Six Questions for Jesse C. Daniel, author of Data Science with Python and Dask

Jesse Daniel is a software developer (Python, Scala, JavaScript, C#) who leads a team of data scientists at a media technology company. He has taught Python for Data Science at the University of Denver.

 


You can get his book for 39% off by entering intdaniel into the discount code box at checkout at manning.com.


Was Dask created expressly for use in data science? What about it makes it well-suited for working with data?
 

No, Dask was created as a general purpose distributed computing framework, and that’s what makes it so powerful and flexible! Any application that can take advantage of parallel processing can generally be implemented using Dask’s distributed APIs, and can scale seamlessly from a laptop to a large cluster without requiring any sort of refactoring. Analytics workloads tend to chew up a lot of computing resources, so I think it was natural for folks in the data science community to turn to solutions like Dask to help speed up processing massive datasets. To make things even easier for these sorts of users, the developers of Dask implemented special APIs that mimic other commonly used libraries like NumPy and Pandas to allow them to interact with Dask in familiar ways.

 

What are some other fields where Dask is being used?
 

Great question. Dask is also being used in many scientific fields at academic institutions and research labs, where they are relying on enormous models and simulations. These users are in the fields of atmospheric research, geophysics, chemical engineering, and so forth. I believe the original motivation for developing Dask was to support folks in such areas of computational science, but, over time, data scientists began discovering that Dask was also very useful for their purposes too (typically after getting frustrated with Spark).

 

Are most data scientists using Python?
 

Hard to say. The exact developer demographics probably depend on the industry, market, and region of the world you’re working in; other contenders include R, Julia, and MATLAB. However, there’s no argument that Python is very popular with data scientists, mostly thanks to–in my opinion–the simplicity of the language, powerful library support, and the wealth of great, practical books on learning data science with Python.

 

What are DAGs and how are they important?
 

DAG stands for directed acyclic graph, and it’s a key concept to understand how Dask schedules distributed tasks. You can essentially think of it as a flow chart (with a couple special restrictions) that dictates the steps, dependencies, and order of operations required to complete a multi-step process. It serves as the “blueprint” for how to get a job done, and Dask generates a DAG for every compute operation before sending out marching orders to individual worker processes.

 

As a team manager, you practice “servant leadership.” Can you tell us what that is and what it looks like in practice?
 

Effectively, it’s the belief that a leader should use their position of power to be an advocate for the team that they are leading rather than using that power for self-serving purposes. In practice, this means empowering people on my team to make decisions, giving them a platform to provide frank and honest feedback, mentoring and developing their skills, and putting their well-being before all else. I think it’s extremely important to view people who work for you as stakeholders in decisions rather than simply saying “I’m in charge, so we’re going to do everything my way.”

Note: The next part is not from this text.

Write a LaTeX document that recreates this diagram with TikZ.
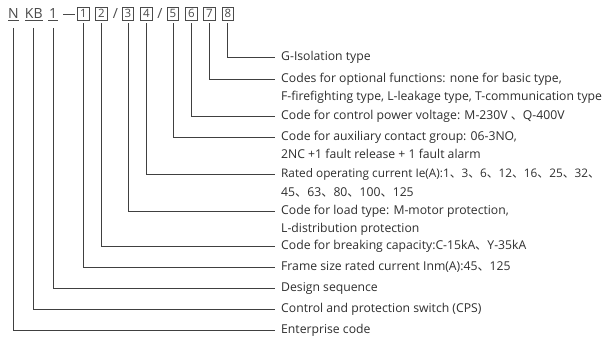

Why do you have a rather mouth-watering recipe for a pasta dish, bucatini all’Amatriciana, in the first chapter of your book? I take it you like to cook?
 

Yes, I love to cook! In fact, bucatini all’Amatriciana is my favorite pasta dish–which, for a foodie like me, is an incredibly difficult decision! I used a recipe in chapter 1 because I wanted an accessible way to describe what DAGs are and how they work. Since DAGs are used to describe multi-step processes, it seemed like a perfect fit to use a recipe as an example. Plus, cooking is something that I felt is universal enough that most people won’t have a hard time understanding why, for example, you have to boil dried pasta before you can toss it in sauce and eat it.

Other than pasta, I enjoy cooking dishes from all around the world–posole rojo from Mexico, mapo tofu from Sichuan, sauerbraten from Germany–you name it. Currently, my wife and I live in south Louisiana, so I’ve been exploring the world of Creole and Cajun cuisine local to us. One thing you can rely on is there’s always something good simmering on my stove!